Article publié dans le mensuel n°587 de septembre 2010
Cet article mis en page pour impression ( 77.38 kb)
- par Marc Champesme, responsable du secteur « Formations supérieures », membre du comité de suivi licence (commission du CNESER)
L’innovation pédagogique n’a pas attendu le « plan pour la réussite en licence » pour se manifester dans l’enseignement supérieur français. On peut même dire qu’elle arrive encore à se maintenir – combien de temps encore ? – malgré le train de réformes régressives imposées brutalement ces dernières années aux établissements, aux personnels et aux étudiants. Tutorat, développement des cours/TD en groupes à effectif réduit et des TP, UE interdisciplinaires, semaines de prérentrée, élaboration du projet professionnel de l’étudiant, méthodologie du travail universitaire, enseignants référents, services universitaires de pédagogie, constitution d’équipes pédagogiques... autant de dispositifs connus et mis en place dans certains établissements bien avant l’arrivée de V. Pécresse au ministère de l’Enseignement supérieur et de la Recherche. Le seul mérite que l’on peut reconnaître au « plan pour la réussite en licence » est d’avoir suscité des discussions et débats parmi les universitaires, conduisant à mettre en place ou réactiver certains de ces dispositifs. C’est à peu près dans ces termes que le comité de suivi licence a fait un premier bilan de la mise en oeuvre de ce plan : lorsqu’ils ont été mis en place – car de nombreuses filières de formation n’ont pas été concernées – ces dispositifs pédagogiques le furent de manière très disparate (très fortes variations d’une filière à l’autre, y compris au sein d’une même université ou d’une même UFR). De plus, le comité de suivi licence constate que cette mise en oeuvre repose souvent sur les épaules de quelques enseignants et enseignants- chercheurs particulièrement motivés, mais souvent déjà à la limite du découragement devant le manque de soutien institutionnel – en premier lieu en terme de moyens humains – qu’ils subissent.
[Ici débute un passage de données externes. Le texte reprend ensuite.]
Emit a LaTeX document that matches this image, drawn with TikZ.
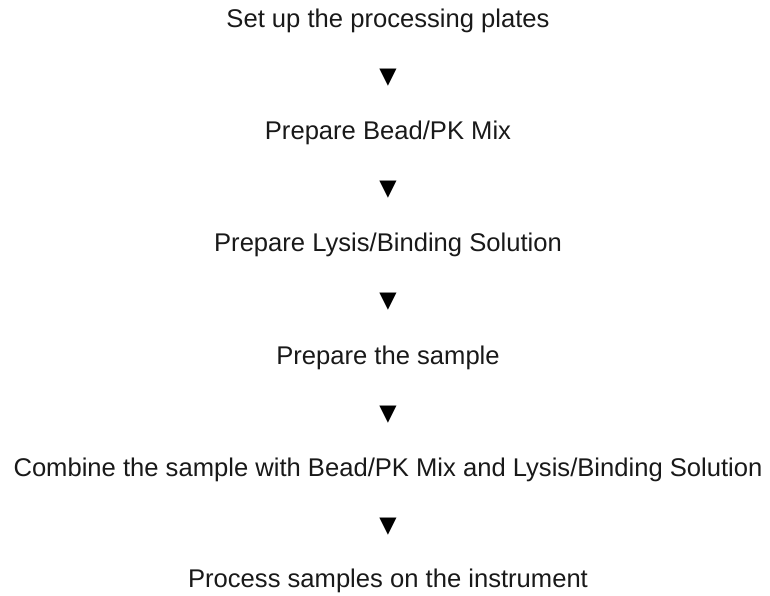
\documentclass[tikz,border=0pt]{standalone}
\usepackage{fontspec}
\setmainfont{Liberation Sans}
\newfontfamily\symfont{DejaVu Sans}
\begin{document}
\begin{tikzpicture}[x=1pt,y=1pt,
  steptext/.style={anchor=base, inner sep=0pt, font=\fontsize{25.6}{30}\selectfont, text=black!90},
  arrowglyph/.style={anchor=base, inner sep=0pt, font=\symfont\fontsize{22.5}{26}\selectfont, text=black}]
\useasboundingbox (0,0) rectangle (770,596);
\node[steptext] (s1) at (388,596-28) {Set up the processing plates};
\node[arrowglyph] (t1) at (388,596-83.2) {▼};
\node[steptext] (s2) at (388,596-139.4) {Prepare Bead/PK Mix};
\node[arrowglyph] (t2) at (388,596-195.6) {▼};
\node[steptext] (s3) at (388,596-251.8) {Prepare Lysis/Binding Solution};
\node[arrowglyph] (t3) at (388,596-308) {▼};
\node[steptext] (s4) at (388,596-364.2) {Prepare the sample};
\node[arrowglyph] (t4) at (388,596-420.4) {▼};
\node[steptext] (s5) at (388,596-476.6) {Combine the sample with Bead/PK Mix and Lysis/Binding Solution};
\node[arrowglyph] (t5) at (388,596-532.8) {▼};
\node[steptext] (s6) at (388,596-588) {Process samples on the instrument};
\end{tikzpicture}
\end{document}
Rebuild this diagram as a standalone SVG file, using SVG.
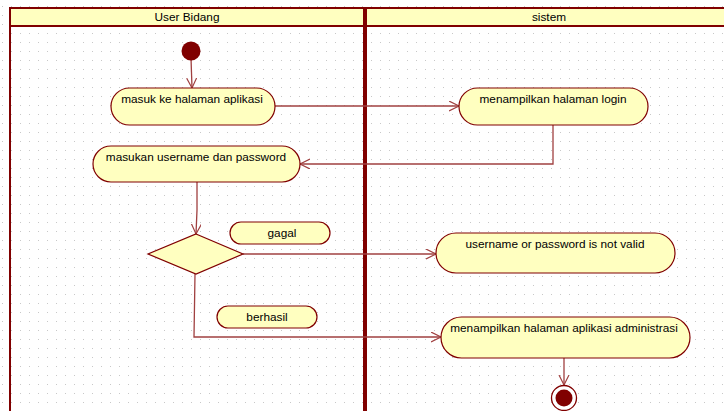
<svg xmlns="http://www.w3.org/2000/svg" width="724" height="411" viewBox="0 0 724 411">
<style>
.node{fill:#FFFFC0;stroke:#800000;stroke-width:1.2}
.lbl{fill:#FFFFC0;stroke:#800000;stroke-width:1.2}
.t{font-family:"Liberation Sans",Arial,sans-serif;font-size:11.8px;fill:#000;text-anchor:middle}
.c{fill:none;stroke:#A04040;stroke-width:1.3}
.lane{stroke:#800000;fill:none}
</style>
<defs>
<pattern id="grid" x="2" y="6" width="9" height="9" patternUnits="userSpaceOnUse">
<rect x="0" y="0" width="1" height="1" fill="#c8c8c8"/>
</pattern>
<marker id="arr" markerWidth="12" markerHeight="12" refX="10" refY="5" orient="auto" markerUnits="userSpaceOnUse">
<path d="M0,0 L10,5 L0,10" fill="none" stroke="#A04040" stroke-width="1.2"/>
</marker>
</defs>
<rect width="724" height="411" fill="#ffffff"/>
<rect width="724" height="411" fill="url(#grid)"/>
<g id="swimlanes">
<rect x="10" y="8" width="714" height="18" fill="#FFFFC0"/>
<line x1="10" y1="8" x2="724" y2="8" class="lane" stroke-width="2"/>
<line x1="10" y1="26" x2="724" y2="26" class="lane" stroke-width="2"/>
<line x1="10" y1="7" x2="10" y2="411" class="lane" stroke-width="2"/>
<line x1="365" y1="7" x2="365" y2="411" class="lane" stroke-width="4"/>
<text class="t" x="187" y="21">User Bidang</text>
<text class="t" x="549" y="21">sistem</text>
</g>
<g id="connectors">
<line class="c" x1="191" y1="58" x2="192" y2="88" marker-end="url(#arr)"/>
<line class="c" x1="275" y1="106" x2="459" y2="106" marker-end="url(#arr)"/>
<polyline class="c" points="553,125 553,164 300,164" marker-end="url(#arr)"/>
<polyline class="c" points="197,182 197,210 196,234" marker-end="url(#arr)"/>
<line class="c" x1="243" y1="254" x2="436" y2="254" marker-end="url(#arr)"/>
<polyline class="c" points="195,274 194,337 441,337" marker-end="url(#arr)"/>
<line class="c" x1="564" y1="358" x2="564" y2="385" marker-end="url(#arr)"/>
</g>
<g id="start"><circle cx="191" cy="51" r="9.5" fill="#800000"/></g>
<g id="masuk">
<rect class="node" x="111" y="88" width="164" height="37" rx="18.5"/>
<text class="t" x="192" y="103">masuk ke halaman aplikasi</text>
</g>
<g id="login">
<rect class="node" x="459" y="88" width="189" height="37" rx="18.5"/>
<text class="t" x="553" y="103">menampilkan halaman login</text>
</g>
<g id="input">
<rect class="node" x="93" y="146" width="207" height="36" rx="18"/>
<text class="t" x="196" y="161">masukan username dan password</text>
</g>
<g id="decision">
<polygon class="node" points="196,234 243,254 196,274 148,254"/>
</g>
<g id="gagal">
<rect class="lbl" x="230" y="222" width="100" height="22" rx="11"/>
<text class="t" x="282" y="237">gagal</text>
</g>
<g id="invalid">
<rect class="node" x="436" y="233" width="239" height="40" rx="20"/>
<text class="t" x="555" y="248">username or password is not valid</text>
</g>
<g id="berhasil">
<rect class="lbl" x="217" y="306" width="100" height="22" rx="11"/>
<text class="t" x="267" y="321">berhasil</text>
</g>
<g id="admin">
<rect class="node" x="441" y="317" width="249" height="41" rx="20.5"/>
<text class="t" x="564" y="332">menampilkan halaman aplikasi administrasi</text>
</g>
<g id="end">
<circle cx="564" cy="398" r="12.5" fill="#ffffff" stroke="#800000" stroke-width="1.3"/>
<circle cx="564" cy="398" r="8.5" fill="#800000"/>
</g>
</svg>
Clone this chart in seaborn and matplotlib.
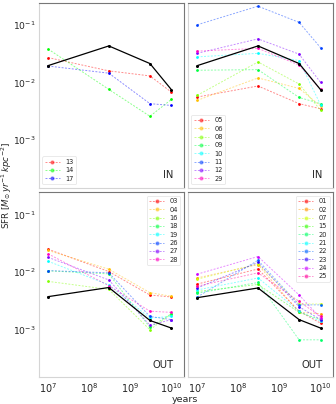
import colorsys
import numpy as np
import pandas as pd
import matplotlib
matplotlib.use("Agg")
import matplotlib.pyplot as plt
import matplotlib.ticker as mticker
from matplotlib.lines import Line2D
import seaborn as sns

sns.set_style("white")
plt.rcParams['font.family'] = ['DejaVu Sans']

ages = [1e7, 3e8, 3e9, 1e10]

# top-left (IN)
tl_labels = ["13", "14", "17"]
tl_vals = [
    [0.027, 0.0159, 0.013, 0.0068],
    [0.038, 0.0076, 0.0026, 0.0051],
    [0.0193, 0.0145, 0.0043, 0.0040],
]
tl_mean = [0.0196, 0.043, 0.0213, 0.0075]

# top-right (IN)
tr_labels = ["05", "06", "08", "09", "10", "11", "12", "29"]
tr_vals = [
    [0.0056, 0.0087, 0.0043, 0.0035],
    [0.0049, 0.012, 0.0079, 0.0039],
    [0.0060, 0.0227, 0.0094, 0.0033],
    [0.0163, 0.0167, 0.0055, 0.0043],
    [0.0278, 0.032, 0.024, 0.0041],
    [0.100, 0.21, 0.11, 0.040],
    [0.032, 0.057, 0.031, 0.010],
    [0.035, 0.039, 0.020, 0.0076],
]
tr_mean = [0.0196, 0.043, 0.0213, 0.0075]

# bottom-left (OUT)
bl_labels = ["03", "04", "16", "18", "19", "26", "27", "28"]
bl_vals = [
    [0.0249, 0.0102, 0.0040, 0.0037],
    [0.0237, 0.0112, 0.0044, 0.0038],
    [0.0069, 0.0050, 0.0010, 0.0019],
    [0.0105, 0.0093, 0.0011, 0.0019],
    [0.0154, 0.0060, 0.0016, 0.0017],
    [0.0106, 0.0097, 0.0017, 0.0015],
    [0.0180, 0.0073, 0.0012, 0.0015],
    [0.0207, 0.0058, 0.0021, 0.0020],
]
bl_mean = [0.00375, 0.0054, 0.00145, 0.00107]

# bottom-right (OUT)
br_labels = ["01", "02", "07", "15", "20", "21", "22", "23", "24", "25"]
br_vals = [
    [0.0062, 0.0113, 0.0021, 0.0013],
    [0.0079, 0.0135, 0.0020, 0.0019],
    [0.0075, 0.0138, 0.0028, 0.0028],
    [0.0046, 0.0061, 0.0020, 0.0015],
    [0.0043, 0.0066, 0.00067, 0.00067],
    [0.0049, 0.0079, 0.0021, 0.0014],
    [0.0037, 0.0160, 0.0027, 0.0027],
    [0.0053, 0.0147, 0.0025, 0.0015],
    [0.0092, 0.0186, 0.0040, 0.0016],
    [0.0057, 0.0097, 0.0031, 0.0017],
]
br_mean = [0.0036, 0.0053, 0.0015, 0.00107]

panels = [
    (tl_labels, tl_vals, tl_mean, "IN", "lower left"),
    (tr_labels, tr_vals, tr_mean, "IN", "lower left"),
    (bl_labels, bl_vals, bl_mean, "OUT", "upper right"),
    (br_labels, br_vals, br_mean, "OUT", "upper right"),
]

fig, axes = plt.subplots(2, 2, figsize=(3.36, 4.04), dpi=100, sharex=True, sharey=True)
fig.subplots_adjust(left=0.116, right=0.991, top=0.993, bottom=0.066, wspace=0.03, hspace=0.025)

dash = (0, (2, 1.5))
for ax, (labels, vals, mean, tag, loc) in zip(axes.flat, panels):
    n = len(labels)
    hs = []
    for i, (lab, v) in enumerate(zip(labels, vals)):
        col = colorsys.hsv_to_rgb(i / n, 1, 1)
        df = pd.DataFrame({"age": ages, "sfr": v})
        sns.lineplot(data=df, x="age", y="sfr", ax=ax, color=col, linestyle=dash,
                     lw=0.7, alpha=0.45, estimator=None, legend=False)
        ax.plot(ages, v, 'o', color=col, ms=2, mew=0, zorder=3)
        hs.append(Line2D([0], [0], color=col, lw=0.7, linestyle=dash, alpha=0.45,
                         marker='o', ms=2, markerfacecolor=col, markeredgecolor=col))
    dfm = pd.DataFrame({"age": ages, "sfr": mean})
    sns.lineplot(data=dfm, x="age", y="sfr", ax=ax, color="black", lw=0.9,
                 marker='o', ms=2.2, mew=0, estimator=None, zorder=4, legend=False)
    ax.set_xscale("log")
    ax.set_yscale("log")
    ax.set_xlim(6e6, 2e10)
    ax.set_ylim(1.5e-4, 0.24)
    ax.set_xlabel("")
    ax.set_ylabel("")
    ax.text(0.93, 0.04, tag, transform=ax.transAxes, ha="right", va="bottom", fontsize=7.2)
    leg = ax.legend(hs, labels, loc=loc, fontsize=4.8, handlelength=2.2, labelspacing=0.35,
                    borderpad=0.4, handletextpad=0.8, frameon=True, fancybox=True)
    leg.get_frame().set_edgecolor("#e0e0e0")
    leg.get_frame().set_linewidth(0.6)
    for side in ["left", "bottom"]:
        ax.spines[side].set_color("#d5d5d5")
    for side in ["top", "right"]:
        ax.spines[side].set_color("#777777")
    for sp in ax.spines.values():
        sp.set_linewidth(0.8)
    ax.tick_params(which="major", length=2, width=0.6, color="#999999", labelsize=7)
    ax.tick_params(axis="y", which="major", pad=0.6, labelsize=6.6)
    ax.tick_params(axis="x", which="major", pad=0.6)
    ax.tick_params(which="minor", length=1.2, width=0.4, color="#aaaaaa")
    ax.yaxis.set_minor_locator(mticker.LogLocator(base=10, subs=np.arange(2, 10), numticks=10))
    ax.yaxis.set_minor_formatter(mticker.NullFormatter())
    ax.xaxis.set_minor_locator(mticker.LogLocator(base=10, subs=np.arange(2, 10), numticks=10))
    ax.xaxis.set_minor_formatter(mticker.NullFormatter())

for ax in axes[:, 0]:
    ax.set_yticks([1e-1, 1e-2, 1e-3])
    ax.set_yticklabels([r"$10^{-1}$", r"$10^{-2}$", r"$10^{-3}$"])
for ax in axes[1, :]:
    ax.set_xticks([1e7, 1e8, 1e9, 1e10])
    ax.set_xticklabels([r"$10^{7}$", r"$10^{8}$", r"$10^{9}$", r"$10^{10}$"])
axes[0, 0].set_ylim(1.5e-4, 0.24)
axes[0, 0].set_xlim(6e6, 2e10)

fig.text(0.0, 0.54, r"SFR [$M_{\odot}\,yr^{-1}\,kpc^{-2}$]", rotation=90, va="center", ha="left", fontsize=6.3)
fig.text(0.55, 0.0, "years", ha="center", va="bottom", fontsize=6.8)

fig.savefig("out.png", dpi=100)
Refus dogmatique de créer des emplois, dégradation de la situation sociale des étudiants, promotion systématique des CPGE et grandes écoles (conduisant de fait à dévaloriser le cursus licence et à dissuader les lycéens ayant de bons résultats scolaires de s’y orienter), nouveau système de répartition des moyens survalorisant les enseignants-chercheurs « publiants » – et ignorant complètement les autres (notamment ceux s’investissant fortement dans les activités pédagogiques), nouveau statut menaçant les enseignants-chercheurs d’une modulation s’ils ne « produisent » pas suffisamment en recherche, mépris profond de tout ce qui est pédagogie de la part de nos gouvernants (illustré de façon très brutale par la réforme de la formation des enseignants et la suppression des CIES), toutes ces mesures sont autant d’entraves au développement, voire au simple maintien à son niveau actuel, de l’innovation pédagogique.
Comme nous l’avons suggéré, l’innovation pédagogique dans l’enseignement supérieur a toujours été fragile et le restera si un effort important n’est pas fait pour la valoriser et la soutenir au niveau institutionnel. Cet effort passe notamment par la mise en place d’une véritable formation pédagogique initiale et continue pour tous les enseignants et enseignants- chercheurs, appuyée sur la généralisation à l’ensemble des universités de services universitaires de pédagogie comme il en existe déjà dans certaines universités. Cela passe aussi par une très forte impulsion en faveur de la recherche en éducation concernant l’enseignement supérieur, mais aussi par des mesures tout aussi ambitieuses au niveau structurel, notamment pour en finir avec le dualisme absurde entre universités et grandes écoles.